Page:Voltaire - Œuvres complètes Garnier tome17.djvu/399

La bibliothèque libre.
Le texte de cette page a été corrigé et est conforme au fac-similé.
379
ARMES, ARMÉES.

Dans les temps des chevaliers, écuyers et varlets, on ne connut plus que la gendarmerie à cheval en Allemagne, en France, en Italie, en Angleterre, en Espagne. Cette gendarmerie était couverte de fer, ainsi que les chevaux. Les fantassins étaient des serfs qui faisaient plutôt les fonctions de pionniers que de soldats. Mais les Anglais eurent toujours dans leurs gens de pied de bons archers, et c’est en grande partie ce qui leur fit gagner presque toutes les batailles.

Qui croirait qu’aujourd’hui les armées ne font guère que des expériences de physique ? Un soldat serait bien étonné si quelque savant lui disait : « Mon ami, tu es un meilleur machiniste qu’Archimède. Cinq parties de salpêtre, une partie de soufre, une partie de carbo ligneus, ont été préparées chacune à part. Ton salpêtre dissous, bien filtré, bien évaporé, bien cristallisé, bien remué, bien séché, s’est incorporé avec le soufre purifié, et d’un beau jaune. Ces deux ingrédients, mêlés avec le charbon pilé, ont formé de grosses boules par le moyen d’un peu de vinaigre, ou de dissolution de sel ammoniac, ou d’urine. Ces boules ont été réduites in pulverem pyrium dans un moulin. L’effet de ce mélange est une dilatation qui est à peu près comme quatre mille est à l’unité ; et le plomb qui est dans ton tuyau fait un autre effet qui est le produit de sa masse multipliée par sa vitesse.

« Le premier qui devina une grande partie de ce secret de mathématique fut un bénédictin[1] nommé Roger Bacon. Celui qui l’inventa tout entier fut un autre bénédictin allemand nommé Schwartz, au xive siècle.
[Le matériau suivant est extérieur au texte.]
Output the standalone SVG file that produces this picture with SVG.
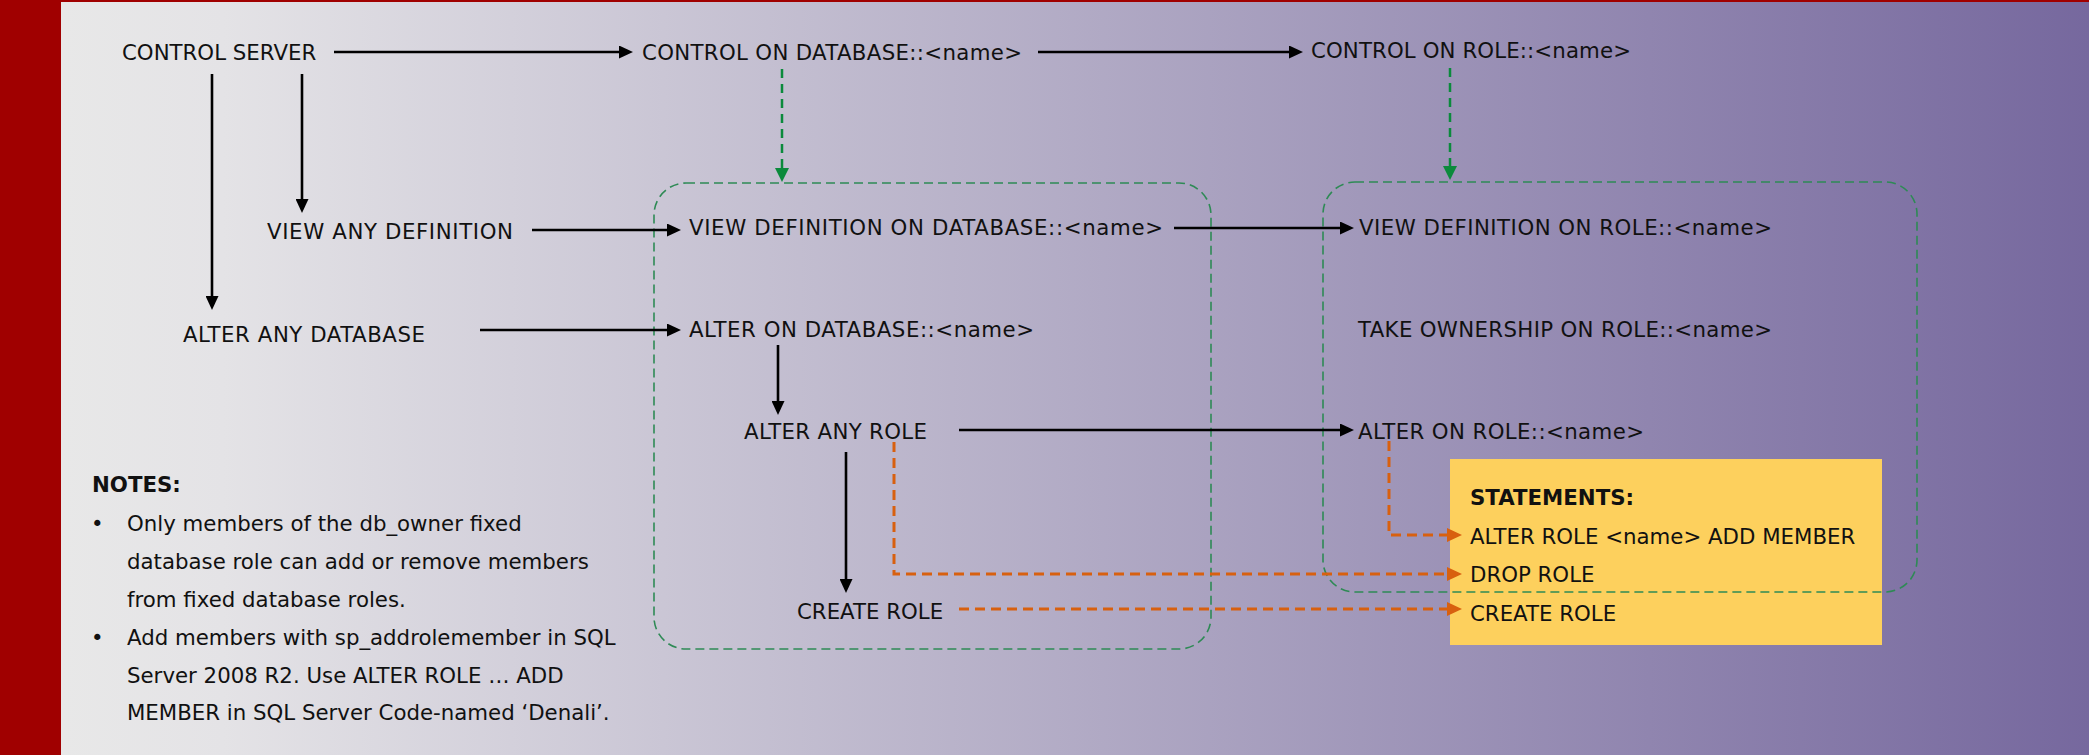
<svg xmlns="http://www.w3.org/2000/svg" width="2089" height="755" viewBox="0 0 2089 755">
<defs>
<linearGradient id="bg" x1="61" y1="0" x2="2089" y2="0" gradientUnits="userSpaceOnUse">
<stop offset="0" stop-color="#e8e8e8"/>
<stop offset="0.08" stop-color="#e4e3e6"/>
<stop offset="1" stop-color="#76689e"/>
</linearGradient>
<marker id="ab" markerUnits="userSpaceOnUse" markerWidth="15" markerHeight="13" refX="0" refY="6.5" orient="auto">
<path d="M0,0 L14,6.5 L0,13 z" fill="#000"/>
</marker>
<marker id="ag" markerUnits="userSpaceOnUse" markerWidth="15" markerHeight="15" refX="0" refY="7" orient="auto">
<path d="M0,0 L14,7 L0,14 z" fill="#0b8a3c"/>
</marker>
<marker id="ao" markerUnits="userSpaceOnUse" markerWidth="16" markerHeight="15" refX="0" refY="7" orient="auto">
<path d="M0,0 L15,7 L0,14 z" fill="#d8600f"/>
</marker>
</defs>
<style>
.t{font-family:"DejaVu Sans","Liberation Sans",sans-serif;font-size:21.3px;fill:#111}
.b{font-weight:bold}
.blk{fill:none;stroke:#000;stroke-width:2.6;marker-end:url(#ab)}
.grn{fill:none;stroke:#0b8a3c;stroke-width:2.5;stroke-dasharray:9 6;marker-end:url(#ag)}
.org{fill:none;stroke:#d8600f;stroke-width:3;stroke-dasharray:10 6;marker-end:url(#ao)}
.box{fill:none;stroke:#2e8a55;stroke-width:1.6;stroke-dasharray:9 5}
</style>
<rect x="0" y="0" width="2089" height="755" fill="url(#bg)"/>
<rect x="0" y="0" width="61" height="755" fill="#a00000"/>
<rect x="0" y="0" width="2089" height="2" fill="#a00000"/>

<g id="statements">
<rect x="1450" y="459" width="432" height="186" fill="#fdd05d"/>
<text class="t b" x="1470" y="505">STATEMENTS:</text>
<text class="t" x="1470" y="544">ALTER ROLE &lt;name&gt; ADD MEMBER</text>
<text class="t" x="1470" y="582">DROP ROLE</text>
<text class="t" x="1470" y="621">CREATE ROLE</text>
</g>

<g id="database-scope">
<rect class="box" x="654" y="183" width="557" height="466" rx="32" ry="32"/>
</g>
<g id="role-scope">
<rect class="box" x="1323" y="182" width="594" height="410" rx="32" ry="32"/>
</g>

<g id="control-server"><text class="t" x="122" y="60">CONTROL SERVER</text></g>
<g id="control-db"><text class="t" x="642" y="60" textLength="380">CONTROL ON DATABASE::&lt;name&gt;</text></g>
<g id="control-role"><text class="t" x="1311" y="58" textLength="320">CONTROL ON ROLE::&lt;name&gt;</text></g>
<g id="view-any-def"><text class="t" x="267" y="239" textLength="246">VIEW ANY DEFINITION</text></g>
<g id="view-def-db"><text class="t" x="689" y="235" textLength="474">VIEW DEFINITION ON DATABASE::&lt;name&gt;</text></g>
<g id="view-def-role"><text class="t" x="1359" y="235" textLength="413">VIEW DEFINITION ON ROLE::&lt;name&gt;</text></g>
<g id="alter-any-db"><text class="t" x="183" y="342" textLength="242">ALTER ANY DATABASE</text></g>
<g id="alter-db"><text class="t" x="689" y="337" textLength="345">ALTER ON DATABASE::&lt;name&gt;</text></g>
<g id="take-ownership"><text class="t" x="1358" y="337" textLength="414">TAKE OWNERSHIP ON ROLE::&lt;name&gt;</text></g>
<g id="alter-any-role"><text class="t" x="744" y="439" textLength="183">ALTER ANY ROLE</text></g>
<g id="alter-role"><text class="t" x="1358" y="439" textLength="286">ALTER ON ROLE::&lt;name&gt;</text></g>
<g id="create-role"><text class="t" x="797" y="619">CREATE ROLE</text></g>

<g id="notes">
<text class="t b" x="92" y="492">NOTES:</text>
<text class="t" x="91" y="531">•</text>
<text class="t" x="127" y="531">Only members of the db_owner fixed</text>
<text class="t" x="127" y="569">database role can add or remove members</text>
<text class="t" x="127" y="607">from fixed database roles.</text>
<text class="t" x="91" y="645">•</text>
<text class="t" x="127" y="645">Add members with sp_addrolemember in SQL</text>
<text class="t" x="127" y="683">Server 2008 R2. Use ALTER ROLE … ADD</text>
<text class="t" x="127" y="720">MEMBER in SQL Server Code-named ‘Denali’.</text>
</g>

<g id="connectors">
<path class="blk" d="M334,52 H619"/>
<path class="blk" d="M1038,52 H1289"/>
<path class="blk" d="M302,74 V199"/>
<path class="blk" d="M212,74 V296"/>
<path class="blk" d="M532,230 H667"/>
<path class="blk" d="M480,330 H667"/>
<path class="blk" d="M1174,228 H1340"/>
<path class="blk" d="M778,345 V401"/>
<path class="blk" d="M959,430 H1340"/>
<path class="blk" d="M846,452 V579"/>
<path class="grn" d="M782,69 V168"/>
<path class="grn" d="M1450,68 V166"/>
<path class="org" d="M1389,441 V535 H1447"/>
<path class="org" d="M894,442 V574 H1447"/>
<path class="org" d="M959,609 H1447"/>
</g>
</svg>
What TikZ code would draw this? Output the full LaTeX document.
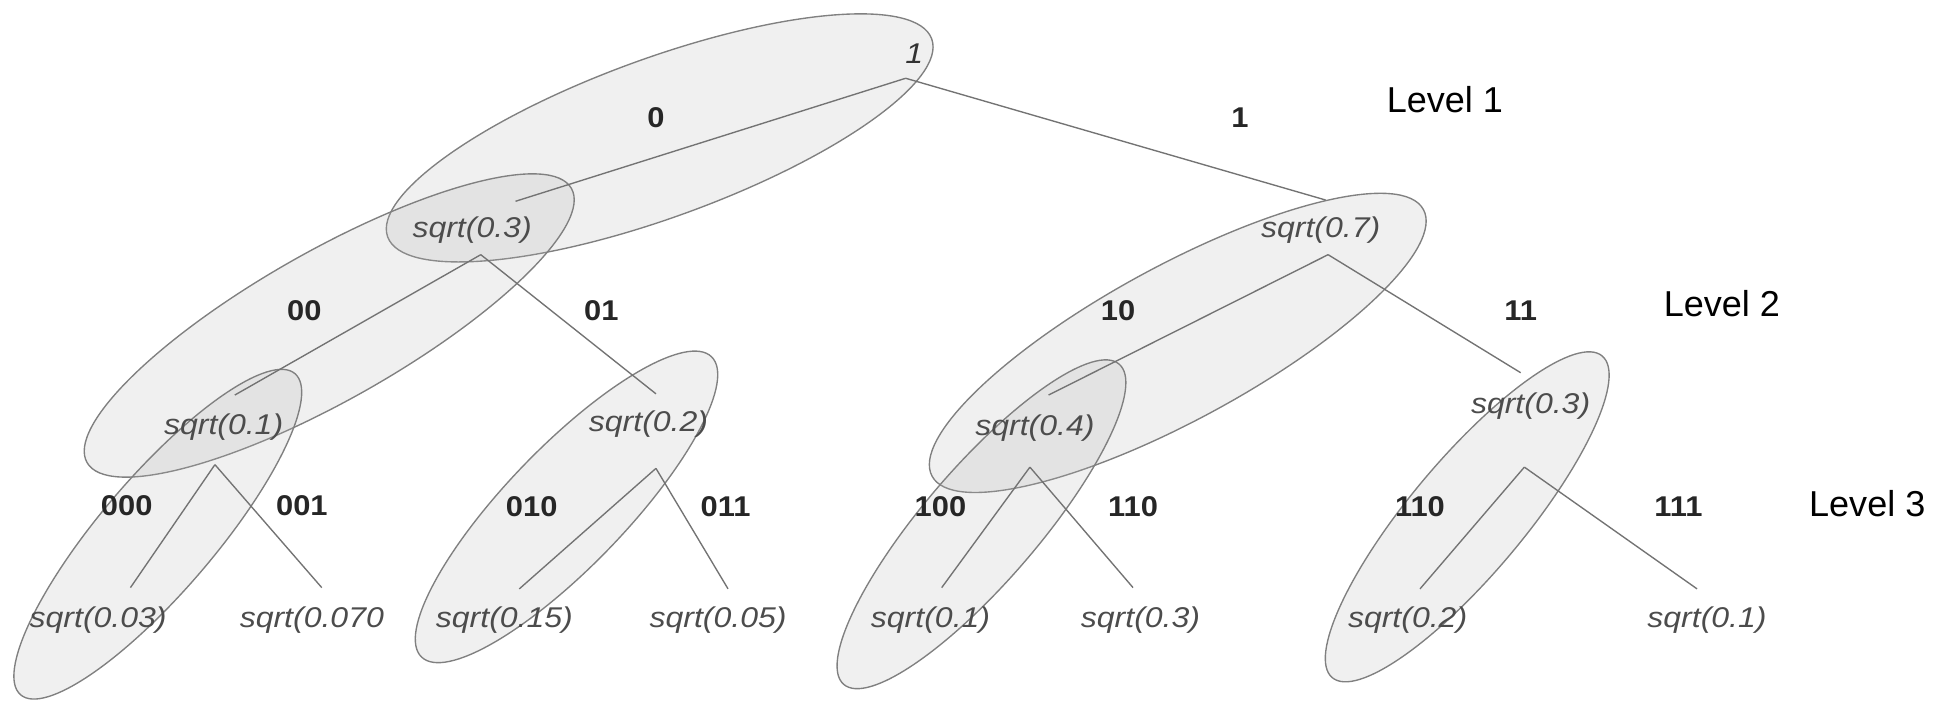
\documentclass[tikz,border=0pt]{standalone}
\usepackage{fontspec}
\setmainfont{Liberation Sans}
\newfontfamily\valfont[FakeStretch=1.12]{Liberation Sans}
\newfontfamily\bitfont[FakeStretch=1.08]{Liberation Sans}
\definecolor{edgegray}{gray}{0.45}
\definecolor{rimgray}{gray}{0.50}
\definecolor{valgray}{gray}{0.30}
\definecolor{blobgray}{gray}{0.70}

\tikzset{
  blob/.style={draw=rimgray, line width=1.1pt, fill=blobgray, fill opacity=0.2},
  link/.style={draw=edgegray, line width=1.1pt},
  val/.style={inner sep=0pt, text=valgray, font=\valfont\itshape\fontsize{23}{27}\selectfont},
  bits/.style={inner sep=0pt, text=black!85, font=\bitfont\bfseries\fontsize{23}{27}\selectfont},
  levlabel/.style={inner sep=0pt, text=black, font=\fontsize{29}{33}\selectfont}
}

% one tilted ellipse: centre x, centre y, half axes, tilt (degrees, counter-clockwise)
\newcommand{\blobat}[5]{%
  \draw[blob, rotate around={#5:(#1,#2)}] (#1,#2) ellipse [x radius=#3, y radius=#4];}

\begin{document}
\begin{tikzpicture}[x=1pt, y=-1pt]
\useasboundingbox (0,0) rectangle (1568,564);

% grouping ellipses
\blobat{531}{111}{233}{64}{20}
\blobat{265}{262}{224}{60}{29.5}
\blobat{127}{430}{170}{46}{49.5}
\blobat{456}{408}{168}{48}{46}
\blobat{948}{276}{225}{62}{28.5}
\blobat{790}{422}{170}{46}{49.3}
\blobat{1181}{416}{169}{46}{50}

% amplitudes
\node[val, text=black!80] (r) at (736,43) {1};
\node[val] (n0)   at (380,185) {sqrt(0.3)};
\node[val] (n1)   at (1063,185) {sqrt(0.7)};
\node[val] (n00)  at (180,344) {sqrt(0.1)};
\node[val] (n01)  at (522,341) {sqrt(0.2)};
\node[val] (n10)  at (833,345) {sqrt(0.4)};
\node[val] (n11)  at (1232,327) {sqrt(0.3)};
\node[val] (n000) at (79,499)  {sqrt(0.03)};
\node[val] (n001) at (251,499) {sqrt(0.070};
\node[val] (n010) at (406,499) {sqrt(0.15)};
\node[val] (n011) at (578,499) {sqrt(0.05)};
\node[val] (n100) at (749,499) {sqrt(0.1)};
\node[val] (n101) at (918,499) {sqrt(0.3)};
\node[val] (n110) at (1133,499) {sqrt(0.2)};
\node[val] (n111) at (1374,499) {sqrt(0.1)};

% branches
\draw[link] ([shift={(-7,20)}]r.center) -- ([shift={(35,-23)}]n0.center);
\draw[link] ([shift={(-7,20)}]r.center) -- ([shift={(4,-24)}]n1.center);
\draw[link] ([shift={(7,20)}]n0.center) -- ([shift={(9,-26)}]n00.center);
\draw[link] ([shift={(7,20)}]n0.center) -- ([shift={(6,-24)}]n01.center);
\draw[link] ([shift={(6,20)}]n1.center) -- ([shift={(11,-27)}]n10.center);
\draw[link] ([shift={(6,20)}]n1.center) -- ([shift={(-8,-27)}]n11.center);
\draw[link] ([shift={(-7,30)}]n00.center) -- ([shift={(26,-26)}]n000.center);
\draw[link] ([shift={(-7,30)}]n00.center) -- ([shift={(8,-26)}]n001.center);
\draw[link] ([shift={(6,36)}]n01.center) -- ([shift={(12,-25)}]n010.center);
\draw[link] ([shift={(6,36)}]n01.center) -- ([shift={(8,-25)}]n011.center);
\draw[link] ([shift={(-4,31)}]n10.center) -- ([shift={(9,-26)}]n100.center);
\draw[link] ([shift={(-4,31)}]n10.center) -- ([shift={(-6,-26)}]n101.center);
\draw[link] ([shift={(-5,49)}]n11.center) -- ([shift={(10,-25)}]n110.center);
\draw[link] ([shift={(-5,49)}]n11.center) -- ([shift={(-8,-25)}]n111.center);

% branch bit strings
\node[bits] (b0)   at (528,95)  {0};
\node[bits] (b1)   at (998,95)  {1};
\node[bits] (b00)  at (245,250) {00};
\node[bits] (b01)  at (484,250) {01};
\node[bits] (b10)  at (900,250) {10};
\node[bits] (b11)  at (1224,250) {11};
\node[bits] (b000) at (102,407) {000};
\node[bits] (b001) at (243,407) {001};
\node[bits] (b010) at (428,408) {010};
\node[bits] (b011) at (584,408) {011};
\node[bits] (b100) at (757,408) {100};
\node[bits] (b101) at (912,408) {110};
\node[bits] (b110) at (1143,408) {110};
\node[bits] (b111) at (1351,408) {111};

% level captions
\node[levlabel] (lv1) at (1163,80)  {Level 1};
\node[levlabel] (lv2) at (1386,244) {Level 2};
\node[levlabel] (lv3) at (1503,405) {Level 3};
\end{tikzpicture}
\end{document}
Ainsi, c’est à deux moines que tu dois l’art d’être un excellent meurtrier, si tu tires juste, et si ta poudre est bonne.

« C’est en vain que Ducange a prétendu qu’en 1338 les registres de la chambre des comptes de Paris font mention d’un mémoire payé pour de la poudre à canon : n’en crois rien, il s’agit là de l’artillerie, nom affecté aux anciennes machines de guerre, et aux nouvelles.

« La poudre à canon fit oublier entièrement le feu grégeois, dont les Maures faisaient encore quelque usage. Te voilà enfin dépositaire d’un art qui non-seulement imite le tonnerre, mais qui est beaucoup plus terrible. »

Ce discours qu’on tiendrait à un soldat serait de la plus grande vérité. Deux moines ont en effet changé la face de la terre.

Avant que les canons fussent connus, les nations hyperborées

  1. Bacon était cordelier : voyez une note, tome XII, page 19.